# Revised "Adult Jogger Slipper" or Adult Sneaker Slippers



## denvervet (Jun 4, 2012)

Here is a typewritten copy which was done by a member on here, I won't mention her name because I haven't asked permission to. This is a wonderfully done pattern! Any questions please ask. Thanks, Larry.


----------



## Busy girl (May 15, 2011)

Thanks Larry!!!!!! (and fellow KP member)


----------



## denvervet (Jun 4, 2012)

Busy girl said:


> Thanks Larry!!!!!! (and fellow KP member)


You are very welcome.


----------



## Buttons (Feb 11, 2011)

I'm not able to open either one of the downloads but would like the revised patterns. How do I go about getting it Larry?

Thanks Buttons


----------



## donna47304 (Oct 29, 2011)

buttons said:


> I'm not able to open either one of the downloads but would like the revised patterns. How do I go about getting it Larry?


It's a Word doc . . . here, I'll put it into a pdf and then you should be able to d/l it.

Thanks so much for the typed copy!


----------



## Imdunn (Jul 14, 2012)

Thanks so much!


----------



## Buttons (Feb 11, 2011)

Thank=you Larry. For some reason It just wants me to save and i'm not that good with computers.


----------



## Ellisen (Dec 5, 2011)

Thank you, thank you for the Adult Sneaker pattern in .pdf. It's much easier to read.


----------



## Buttons (Feb 11, 2011)

What about the other pattern? Was that one ok?


----------



## pinsandneedles (Jan 31, 2012)

denvervet said:


> Here is a typewritten copy which was done by a member on here, I won't mention her name because I haven't asked permission to. This is a wonderfully done pattern! Any questions please ask. Thanks, Larry.


You guys are the best .THANKS


----------



## neednap (Aug 24, 2012)

I love those slippers! I'm already planning what colors to use for multiple pairs...whee!


----------



## denvervet (Jun 4, 2012)

buttons said:


> What about the other pattern? Was that one ok?


I am not sure which "other pattern" you mean. Let me know. She only re-typed 2 of them. The other two patterns will not be re-typed.


----------



## Buttons (Feb 11, 2011)

I'm Sorry it was a two pages on the slippers. I thought it was two different patterns.


----------



## denvervet (Jun 4, 2012)

buttons said:


> I'm Sorry it was a two pages on the slippers. I thought it was two different patterns.

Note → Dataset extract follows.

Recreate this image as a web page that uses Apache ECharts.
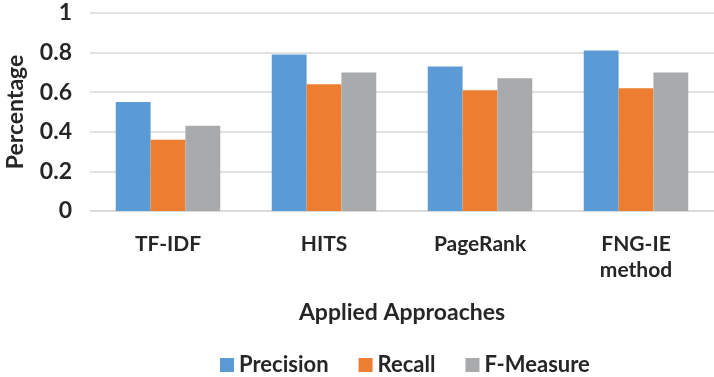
<!DOCTYPE html>
<html>
<head>
<meta charset="utf-8">
<script src="https://cdn.jsdelivr.net/npm/echarts@6/dist/echarts.min.js"></script>
<style>
  html, body { margin: 0; padding: 0; background: #fff; }
  #chart { width: 714px; height: 377px; }
</style>
</head>
<body>
<div id="chart"></div>
<script>
// data
const approaches = ['TF-IDF', 'HITS', 'PageRank', 'FNG-IE\nmethod']
const precision = [0.55, 0.79, 0.73, 0.81]
const recall = [0.36, 0.64, 0.61, 0.62]
const fMeasure = [0.43, 0.70, 0.67, 0.70]
const yTicks = [0, 0.2, 0.4, 0.6, 0.8, 1]

const font = 'Lato, "Open Sans", sans-serif'
const textColor = '#262626'

const chart = echarts.init(document.getElementById('chart'))

const option = {
  animation: false,
  textStyle: { fontFamily: font },
  grid: { left: 90, right: 0, top: 13, bottom: 166, outerBoundsMode: 'none', containLabel: false },
  legend: {
    bottom: -4,
    left: 215,
    itemWidth: 14,
    itemHeight: 14,
    itemGap: 30,
    icon: 'rect',
    textStyle: { fontFamily: font, fontWeight: 'bold', fontSize: 22, color: textColor },
    data: ['Precision', 'Recall', 'F-Measure']
  },
  xAxis: {
    type: 'category',
    data: approaches,
    name: 'Applied Approaches',
    nameLocation: 'middle',
    nameGap: 90,
    nameTextStyle: { fontFamily: font, fontWeight: 'bold', fontSize: 23, color: textColor },
    axisLine: { lineStyle: { color: '#d9d9d9', width: 1.5 } },
    axisTick: { show: false },
    axisLabel: {
      margin: 20,
      fontFamily: font, fontWeight: 'bold', fontSize: 21, color: textColor,
      lineHeight: 26
    }
  },
  yAxis: {
    type: 'value',
    min: yTicks[0],
    max: yTicks[yTicks.length - 1],
    interval: 0.2,
    name: 'Percentage',
    nameLocation: 'middle',
    nameGap: 63,
    nameTextStyle: { fontFamily: font, fontWeight: 'bold', fontSize: 23, color: textColor },
    axisLine: { show: false },
    axisTick: { show: false },
    axisLabel: {
      margin: 18,
      fontFamily: font, fontWeight: 'bold', fontSize: 23, color: textColor,
      formatter: v => String(Math.round(v * 10) / 10)
    },
    splitLine: { lineStyle: { color: '#d9d9d9', width: 1.5 } }
  },
  series: [
    { name: 'Precision', type: 'bar', data: precision, itemStyle: { color: '#5b9bd5' }, barGap: '0%', barCategoryGap: '33%' },
    { name: 'Recall', type: 'bar', data: recall, itemStyle: { color: '#ed7d31' } },
    { name: 'F-Measure', type: 'bar', data: fMeasure, itemStyle: { color: '#a9aaac' } }
  ]
}

chart.setOption(option)
</script>
</body>
</html>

Ok, you must be having a day like I had yesterday..........today is much better so far, yesterday I K2 riped out 6 all day!


----------



## denvervet (Jun 4, 2012)

buttons said:


> I'm Sorry it was a two pages on the slippers. I thought it was two different patterns.


Ok, you must be having a day like I had yesterday..........today is much better so far, yesterday I K2 riped out 6 all day!


----------



## flower lady (Oct 9, 2012)

I love the pattern Thank you so much
Betty


----------



## mochamarie (Mar 9, 2012)

Thanks so much for the pattern! They are wonderful slippers--possible candidates to send to the troops! Gotta get my needles busy.  :thumbup:


----------



## freckles (May 21, 2011)

Thank you sooooo much. I'm delighted with this pattern and I'm sure many will come off my needles for next year. Had no trouble getting in Open Office writer. Printed nicely, with picture. Thanks again,
Peg


----------



## vmcmacken (Dec 31, 2011)

I'm hoping to knit sneaker slippers for our 2013 Christmas and wonder if there's a child-size pattern for them. I have the adult-size pattern and made my first pair, but would like to make them for the grandchildren, as well.


----------



## marieannetowells (Jan 16, 2012)

Hi I have been looking for this pattern but am unable to download it. It says there is something wrong. I was wondering if you can send me the link again to see if I can get it to download PDF is what I use. Thanking you in advance. Marie [email protected]


----------



## marieannetowells (Jan 16, 2012)

Your file is damaged for this pattern ! I was wondering if you could be so kind to send this to me. [email protected] Thanks so much. Marie


----------



## Buttons (Feb 11, 2011)

marieannetowells said:


> Your file is damaged for this pattern ! I was wondering if you could be so kind to send this to me. [email protected] Thanks so much. Marie


Hope this works for you. Its in microsoft word doc. it takes a few seconds to load.


----------



## marieannetowells (Jan 16, 2012)

It says the file is no good. I need pdf if you can convert it. I have no idea when I tried before it did the same thing that is why I wondered if you minded sending it to me. THanks Marie [email protected]


----------



## Buttons (Feb 11, 2011)

I'm sorry to say that I don't know how to convert it to a PDF file. Hopefully someone will be able to for you. I ried to download a program and couldn't figure it out. Sorry that I couldn't help you.


----------



## marieannetowells (Jan 16, 2012)

thanks it will not come however you have it anyway it says it is no good Thanks


----------



## donna47304 (Oct 29, 2011)

marieannetowells said:


> thanks it will not come however you have it anyway it says it is no good Thanks


The file downloaded fine for me but I'm not where I can convert it to pdf. If you can wait for two days, I can convert it to pdf and post it here.


----------



## marieannetowells (Jan 16, 2012)

That would be great thanks!


----------



## donna47304 (Oct 29, 2011)

marieannetowells said:


> That would be great thanks!


Here it is; hope it works for you.


----------



## marieannetowells (Jan 16, 2012)

Thank you so much for the pattern it finally worked! Hugs Marie


----------



## marieannetowells (Jan 16, 2012)

Thanks for the pattern it finally downloaded for me. Hugs Marie


----------